◆ What is being asked
Copy exactly the lines from the beginning of the data down to and including the line holding "steps_wmdp = [50, 75, 100, 125, 150, 175, 200]", without any pictures.

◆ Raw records
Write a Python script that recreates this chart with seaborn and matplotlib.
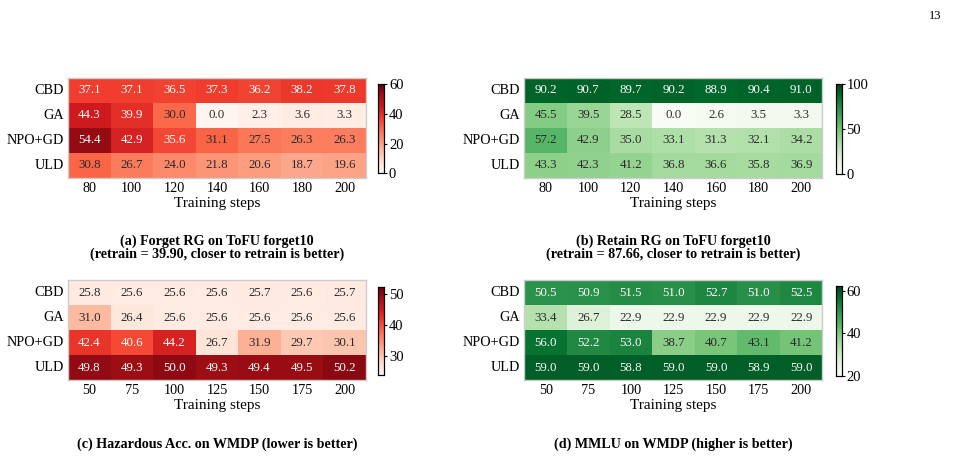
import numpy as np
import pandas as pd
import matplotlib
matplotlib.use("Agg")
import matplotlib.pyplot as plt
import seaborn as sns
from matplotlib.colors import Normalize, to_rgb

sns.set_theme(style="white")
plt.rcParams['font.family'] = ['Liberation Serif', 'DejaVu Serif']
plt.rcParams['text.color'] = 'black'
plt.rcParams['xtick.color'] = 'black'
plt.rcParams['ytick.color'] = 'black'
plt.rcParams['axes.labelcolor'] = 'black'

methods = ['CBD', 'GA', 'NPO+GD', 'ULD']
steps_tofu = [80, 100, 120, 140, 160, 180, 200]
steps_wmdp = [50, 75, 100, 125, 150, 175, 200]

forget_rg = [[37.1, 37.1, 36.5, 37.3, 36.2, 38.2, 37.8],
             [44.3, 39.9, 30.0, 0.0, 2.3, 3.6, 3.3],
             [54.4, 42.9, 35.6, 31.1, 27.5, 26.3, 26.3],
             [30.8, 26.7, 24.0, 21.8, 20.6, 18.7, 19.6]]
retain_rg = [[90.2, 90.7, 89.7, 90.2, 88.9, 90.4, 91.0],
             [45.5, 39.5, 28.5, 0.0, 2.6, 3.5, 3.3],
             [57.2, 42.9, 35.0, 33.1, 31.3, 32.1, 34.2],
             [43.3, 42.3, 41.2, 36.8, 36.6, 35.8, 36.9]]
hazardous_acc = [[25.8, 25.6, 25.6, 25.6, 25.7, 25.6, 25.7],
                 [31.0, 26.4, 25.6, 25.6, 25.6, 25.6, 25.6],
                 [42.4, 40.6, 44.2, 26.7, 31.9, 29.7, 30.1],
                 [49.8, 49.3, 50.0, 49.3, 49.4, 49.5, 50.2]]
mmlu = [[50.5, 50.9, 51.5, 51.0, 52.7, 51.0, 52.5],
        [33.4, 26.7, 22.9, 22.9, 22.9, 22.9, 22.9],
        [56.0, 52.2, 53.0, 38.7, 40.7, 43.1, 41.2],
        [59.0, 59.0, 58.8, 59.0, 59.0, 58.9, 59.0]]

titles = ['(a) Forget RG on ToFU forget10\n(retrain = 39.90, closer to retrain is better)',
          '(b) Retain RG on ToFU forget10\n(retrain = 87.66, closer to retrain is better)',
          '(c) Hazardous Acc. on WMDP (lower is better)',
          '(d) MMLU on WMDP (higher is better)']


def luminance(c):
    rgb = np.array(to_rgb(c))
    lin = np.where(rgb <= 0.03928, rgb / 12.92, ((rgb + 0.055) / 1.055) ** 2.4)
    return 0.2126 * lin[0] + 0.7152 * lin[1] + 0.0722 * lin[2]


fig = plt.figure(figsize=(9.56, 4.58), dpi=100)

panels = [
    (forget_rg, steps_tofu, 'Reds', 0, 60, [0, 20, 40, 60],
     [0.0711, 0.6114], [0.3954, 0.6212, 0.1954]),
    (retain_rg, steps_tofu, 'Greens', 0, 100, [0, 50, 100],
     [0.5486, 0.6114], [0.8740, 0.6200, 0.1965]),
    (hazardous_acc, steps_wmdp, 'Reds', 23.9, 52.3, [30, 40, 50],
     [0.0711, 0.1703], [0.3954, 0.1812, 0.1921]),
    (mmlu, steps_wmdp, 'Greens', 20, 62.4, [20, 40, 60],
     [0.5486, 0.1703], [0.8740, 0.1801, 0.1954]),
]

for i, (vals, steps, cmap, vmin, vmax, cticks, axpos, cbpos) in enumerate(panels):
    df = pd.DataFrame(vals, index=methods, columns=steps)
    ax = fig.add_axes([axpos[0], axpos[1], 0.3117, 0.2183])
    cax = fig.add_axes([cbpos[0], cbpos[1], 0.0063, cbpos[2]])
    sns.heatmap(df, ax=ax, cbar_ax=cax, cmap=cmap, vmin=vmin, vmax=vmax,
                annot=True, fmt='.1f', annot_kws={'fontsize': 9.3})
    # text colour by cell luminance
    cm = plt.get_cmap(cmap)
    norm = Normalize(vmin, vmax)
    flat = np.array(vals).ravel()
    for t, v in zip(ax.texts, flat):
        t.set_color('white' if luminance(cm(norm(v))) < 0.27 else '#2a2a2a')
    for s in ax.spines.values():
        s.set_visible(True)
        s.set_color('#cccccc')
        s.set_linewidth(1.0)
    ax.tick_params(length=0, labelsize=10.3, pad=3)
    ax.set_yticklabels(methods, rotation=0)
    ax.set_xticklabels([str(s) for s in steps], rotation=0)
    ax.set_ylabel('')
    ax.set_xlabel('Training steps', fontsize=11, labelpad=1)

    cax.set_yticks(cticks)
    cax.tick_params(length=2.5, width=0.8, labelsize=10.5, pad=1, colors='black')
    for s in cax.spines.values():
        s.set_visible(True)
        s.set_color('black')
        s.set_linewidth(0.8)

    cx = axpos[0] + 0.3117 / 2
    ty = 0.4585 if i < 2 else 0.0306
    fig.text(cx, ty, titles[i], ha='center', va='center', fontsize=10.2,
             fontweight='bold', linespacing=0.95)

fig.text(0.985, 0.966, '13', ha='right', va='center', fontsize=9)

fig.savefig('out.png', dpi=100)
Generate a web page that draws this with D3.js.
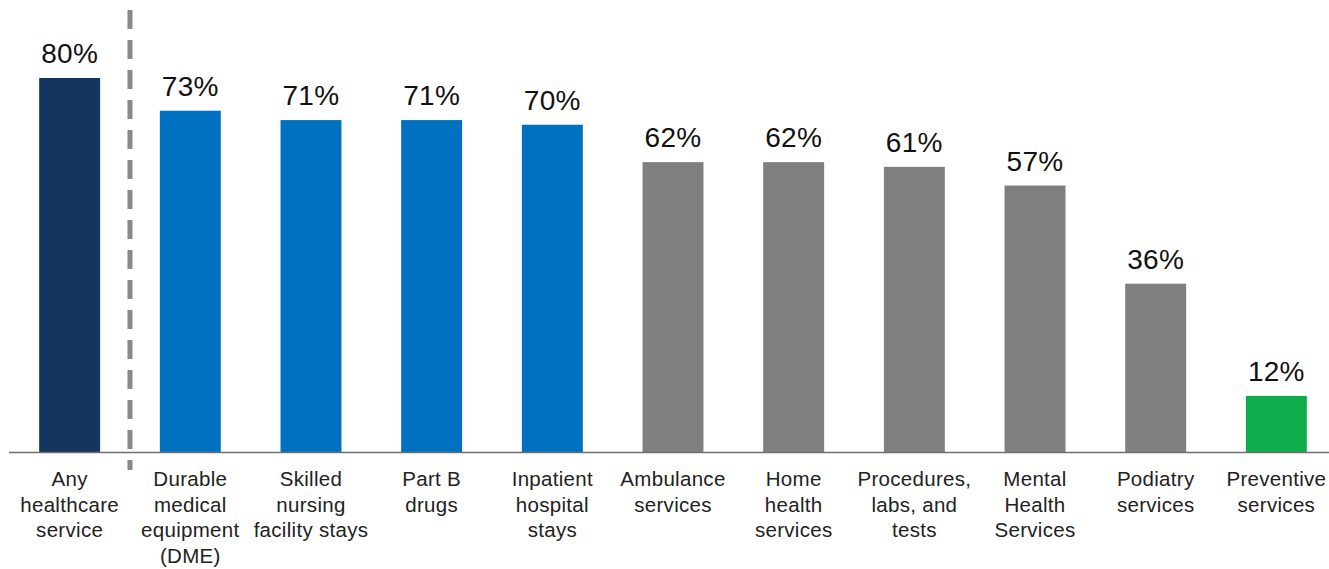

◆ Output for this task
Write a Python script that recreates this chart with seaborn and matplotlib.
import numpy as np
import pandas as pd
import matplotlib
matplotlib.use("Agg")
import matplotlib.pyplot as plt
import seaborn as sns
from matplotlib.colors import Normalize, to_rgb

sns.set_theme(style="white")
plt.rcParams['font.family'] = ['Liberation Serif', 'DejaVu Serif']
plt.rcParams['text.color'] = 'black'
plt.rcParams['xtick.color'] = 'black'
plt.rcParams['ytick.color'] = 'black'
plt.rcParams['axes.labelcolor'] = 'black'

methods = ['CBD', 'GA', 'NPO+GD', 'ULD']
steps_tofu = [80, 100, 120, 140, 160, 180, 200]
steps_wmdp = [50, 75, 100, 125, 150, 175, 200]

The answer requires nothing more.